Does this sound all too familiar?  State diversion of resources, stealing property, and the end result: industry will languish.

Thucydides repeated throughout that “human nature being what it is…” and Livy wrote “Human nature, however, does not change…”  Greek tragedies have a familiar theme: a man, full of hubris, thinks he can do no wrong.  Filled with this, he sets about in pursuit of goals believing the he alone has the power to alter and transcend reality.  In the end, the nemesis appears, their hamartia or fatal flaw is revealed, the man becomes chastened, and ate’, the final fall occurs.

We are living today in a rebirth of Greek tragedy and Roman history.  We have leaders filled with such hubris, that they alone can reorder the economy and only through their wisdom can we be saved.  They believe that through bailouts, theft, redistribution, stimulus, printing money, and other acts of destruction, that a better end will result.

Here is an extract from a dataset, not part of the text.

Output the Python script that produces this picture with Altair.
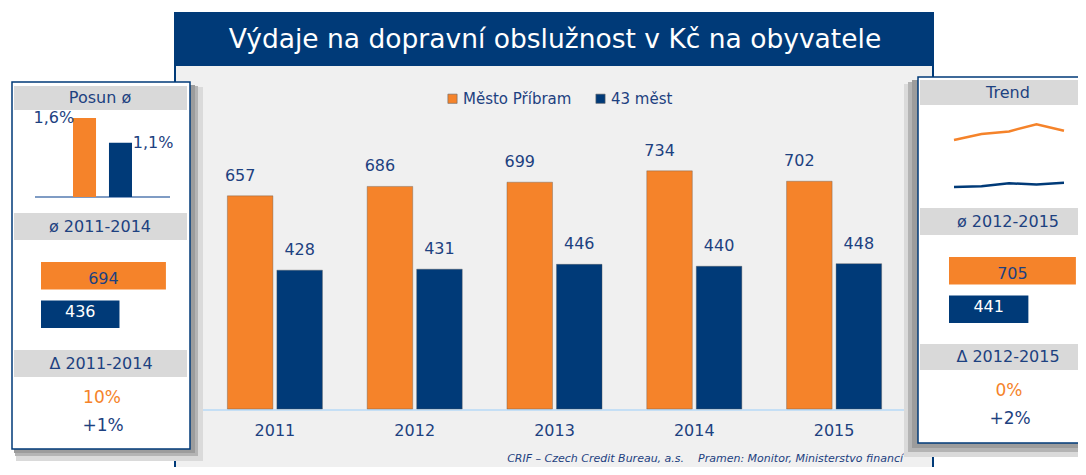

Obama’s fall is soon.  And does not this attitude resemble the entirety of Keyenesian and Monetarist economic ideas.  Just leave the economy to the wise masters, let them print the money, prime the pump, nationalize industries, inflate the currency, lower interest rates, and all will be well.  No market could possibly arrange and allocate resources nearly as well.

Except that it does.

And at the same time we are undergoing the greatest act of theft and stealing of others’ property in or nation’s history.  And to distract the nation, we get “enemies”: doctors who perform unnecessary procedures, protestors who simply wish to stop the theft, Fox is not a real news network (because it won’t repeat the party line), anyone who disagrees with the administration is racist, more escalation of wars, and  enshrinement and institutionalizing of destruction of liberty.

Does our senate today resemble the august deliberative body of a republic, or a corrupt institution of an empire?

The ancients provided the wisdom for us to learn from.  It’s time we do.